Start of LISTED ENTRIES

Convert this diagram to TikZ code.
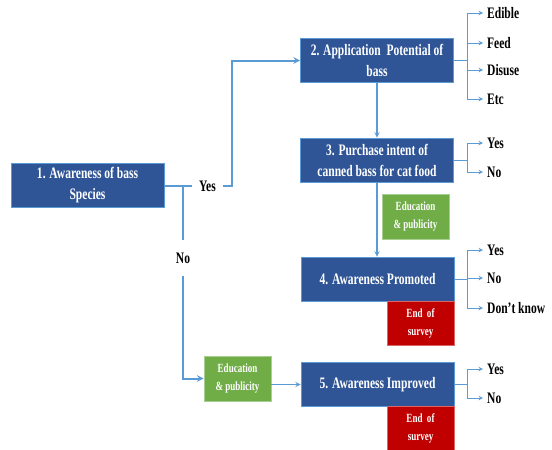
\documentclass[tikz,border=0pt]{standalone}
\usepackage{fontspec}
\newfontfamily\diagfont[FakeStretch=0.72]{Liberation Serif}
\usepackage{xcolor}
\definecolor{boxblue}{RGB}{47,85,151}
\definecolor{lineblue}{RGB}{91,155,213}
\definecolor{edugreen}{RGB}{112,173,71}
\definecolor{endred}{RGB}{192,0,0}

\begin{document}
\begin{tikzpicture}[x=1pt, y=-1pt,
    stage/.style={rectangle, draw=lineblue, line width=0.6pt, fill=boxblue, text=white, minimum width=153pt, minimum height=44pt, inner sep=2pt, align=center, font=\diagfont\bfseries\fontsize{16}{21}\selectfont},
    edu/.style={rectangle, draw=edugreen!60!white, line width=0.6pt, fill=edugreen, text=white, minimum width=67pt, minimum height=45pt, inner sep=2pt, align=center, font=\diagfont\bfseries\fontsize{12.5}{18}\selectfont},
    endbox/.style={rectangle, draw=endred!60!white, line width=0.6pt, fill=endred, text=white, minimum width=67pt, minimum height=44pt, inner sep=2pt, align=center, font=\diagfont\bfseries\fontsize{12.5}{18}\selectfont},
    choice/.style={inner xsep=6.5pt, text height=11pt, text depth=0pt, font=\diagfont\bfseries\fontsize{16}{18}\selectfont},
    answer/.style={anchor=west, inner sep=4pt, text height=11pt, text depth=0pt, font=\diagfont\bfseries\fontsize{16}{18}\selectfont},
    flow/.style={draw=lineblue, line width=2pt},
    mid/.style={draw=lineblue, line width=1.4pt},
    branch/.style={draw=lineblue, line width=1pt},
    >=stealth
]
    \useasboundingbox (0,0) rectangle (552,450);

    % Stages
    \node[stage] (aware) at (87.5,185.5) {1. Awareness of bass\\Species};
    \node[stage] (app) at (377,60.5) {2. Application\ \ Potential of\\bass};
    \node[stage] (buy) at (377,160) {3. Purchase intent of\\canned bass for cat food};
    \node[stage] (prom) at (377.5,279) {4. Awareness Promoted};
    \node[stage] (impr) at (377.5,384.5) {5. Awareness Improved};

    % Education and end of survey
    \node[edu] (edu1) at (415.5,216.5) {Education\\\& publicity};
    \node[edu] (edu2) at (237.5,378.5) {Education\\\& publicity};
    \node[endbox] (end1) at (420.5,323) {End\ \ of\\survey};
    \node[endbox] (end2) at (420.5,428) {End\ \ of\\survey};

    % Yes / No from stage 1
    \coordinate (split) at (183,185.5);
    \node[choice] (yes) at (207.5,185.5) {Yes};
    \node[choice, inner ysep=12pt] (no) at (183,258) {No};
    \draw[flow] (aware.east) -- (yes.west);
    \draw[flow,->] (yes.east) -- ++(9,0) |- (app.west);
    \draw[flow] (split) -- (no.north);
    \draw[flow,->] (no.south) |- (edu2.west);
    \draw[mid,->] (edu2.east |- impr.west) -- (impr.west);

    % Main line
    \draw[mid,->] (app) -- (buy);
    \draw[mid,->] (buy.south) -- (buy.south |- prom.north);

    % Answers
    \draw[branch] (app.east) -- ++(14,0) coordinate (appfork);
    \foreach \n/\t/\y in {edible/Edible/13, feed/Feed/43, disuse/Disuse/70, etc/Etc/99} {
        \node[answer] (\n) at (483,\y) {\t};
        \draw[branch,->] (appfork) |- (\n.west);
    }
    \draw[branch] (buy.east) -- ++(14,0) coordinate (buyfork);
    \foreach \n/\t/\y in {buyyes/Yes/143, buyno/No/172} {
        \node[answer] (\n) at (483,\y) {\t};
        \draw[branch,->] (buyfork) |- (\n.west);
    }
    \draw[branch] (prom.east) -- ++(13,0) coordinate (promfork);
    \foreach \n/\t/\y in {promyes/Yes/250, promno/No/278, promdk/Don’t know/308} {
        \node[answer] (\n) at (483,\y) {\t};
        \draw[branch,->] (promfork) |- (\n.west);
    }
    \draw[branch] (impr.east) -- ++(13,0) coordinate (imprfork);
    \foreach \n/\t/\y in {impyes/Yes/369, impno/No/398} {
        \node[answer] (\n) at (483,\y) {\t};
        \draw[branch,->] (imprfork) |- (\n.west);
    }
\end{tikzpicture}
\end{document}
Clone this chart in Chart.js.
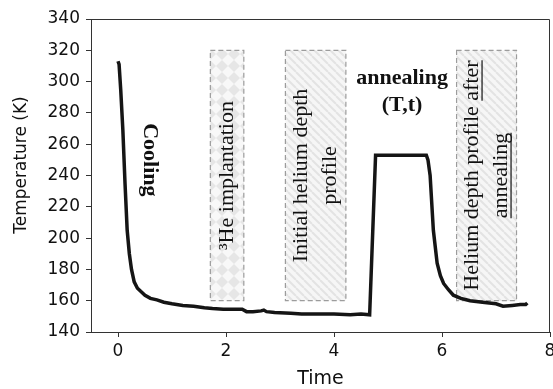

End of LISTED ENTRIES

Skipping the pictures, transcribe each line above exactly as it appears.

THE REPLY
Convert this diagram to TikZ code.
\documentclass[tikz,border=0pt]{standalone}
\usepackage{fontspec}
\newfontfamily\diagfont[FakeStretch=0.72]{Liberation Serif}
\usepackage{xcolor}
\definecolor{boxblue}{RGB}{47,85,151}
\definecolor{lineblue}{RGB}{91,155,213}
\definecolor{edugreen}{RGB}{112,173,71}
\definecolor{endred}{RGB}{192,0,0}

\begin{document}
\begin{tikzpicture}[x=1pt, y=-1pt,
    stage/.style={rectangle, draw=lineblue, line width=0.6pt, fill=boxblue, text=white, minimum width=153pt, minimum height=44pt, inner sep=2pt, align=center, font=\diagfont\bfseries\fontsize{16}{21}\selectfont},
    edu/.style={rectangle, draw=edugreen!60!white, line width=0.6pt, fill=edugreen, text=white, minimum width=67pt, minimum height=45pt, inner sep=2pt, align=center, font=\diagfont\bfseries\fontsize{12.5}{18}\selectfont},
    endbox/.style={rectangle, draw=endred!60!white, line width=0.6pt, fill=endred, text=white, minimum width=67pt, minimum height=44pt, inner sep=2pt, align=center, font=\diagfont\bfseries\fontsize{12.5}{18}\selectfont},
    choice/.style={inner xsep=6.5pt, text height=11pt, text depth=0pt, font=\diagfont\bfseries\fontsize{16}{18}\selectfont},
    answer/.style={anchor=west, inner sep=4pt, text height=11pt, text depth=0pt, font=\diagfont\bfseries\fontsize{16}{18}\selectfont},
    flow/.style={draw=lineblue, line width=2pt},
    mid/.style={draw=lineblue, line width=1.4pt},
    branch/.style={draw=lineblue, line width=1pt},
    >=stealth
]
    \useasboundingbox (0,0) rectangle (552,450);

    % Stages
    \node[stage] (aware) at (87.5,185.5) {1. Awareness of bass\\Species};
    \node[stage] (app) at (377,60.5) {2. Application\ \ Potential of\\bass};
    \node[stage] (buy) at (377,160) {3. Purchase intent of\\canned bass for cat food};
    \node[stage] (prom) at (377.5,279) {4. Awareness Promoted};
    \node[stage] (impr) at (377.5,384.5) {5. Awareness Improved};

    % Education and end of survey
    \node[edu] (edu1) at (415.5,216.5) {Education\\\& publicity};
    \node[edu] (edu2) at (237.5,378.5) {Education\\\& publicity};
    \node[endbox] (end1) at (420.5,323) {End\ \ of\\survey};
    \node[endbox] (end2) at (420.5,428) {End\ \ of\\survey};

    % Yes / No from stage 1
    \coordinate (split) at (183,185.5);
    \node[choice] (yes) at (207.5,185.5) {Yes};
    \node[choice, inner ysep=12pt] (no) at (183,258) {No};
    \draw[flow] (aware.east) -- (yes.west);
    \draw[flow,->] (yes.east) -- ++(9,0) |- (app.west);
    \draw[flow] (split) -- (no.north);
    \draw[flow,->] (no.south) |- (edu2.west);
    \draw[mid,->] (edu2.east |- impr.west) -- (impr.west);

    % Main line
    \draw[mid,->] (app) -- (buy);
    \draw[mid,->] (buy.south) -- (buy.south |- prom.north);

    % Answers
    \draw[branch] (app.east) -- ++(14,0) coordinate (appfork);
    \foreach \n/\t/\y in {edible/Edible/13, feed/Feed/43, disuse/Disuse/70, etc/Etc/99} {
        \node[answer] (\n) at (483,\y) {\t};
        \draw[branch,->] (appfork) |- (\n.west);
    }
    \draw[branch] (buy.east) -- ++(14,0) coordinate (buyfork);
    \foreach \n/\t/\y in {buyyes/Yes/143, buyno/No/172} {
        \node[answer] (\n) at (483,\y) {\t};
        \draw[branch,->] (buyfork) |- (\n.west);
    }
    \draw[branch] (prom.east) -- ++(13,0) coordinate (promfork);
    \foreach \n/\t/\y in {promyes/Yes/250, promno/No/278, promdk/Don’t know/308} {
        \node[answer] (\n) at (483,\y) {\t};
        \draw[branch,->] (promfork) |- (\n.west);
    }
    \draw[branch] (impr.east) -- ++(13,0) coordinate (imprfork);
    \foreach \n/\t/\y in {impyes/Yes/369, impno/No/398} {
        \node[answer] (\n) at (483,\y) {\t};
        \draw[branch,->] (imprfork) |- (\n.west);
    }
\end{tikzpicture}
\end{document}
Clone this chart in Chart.js.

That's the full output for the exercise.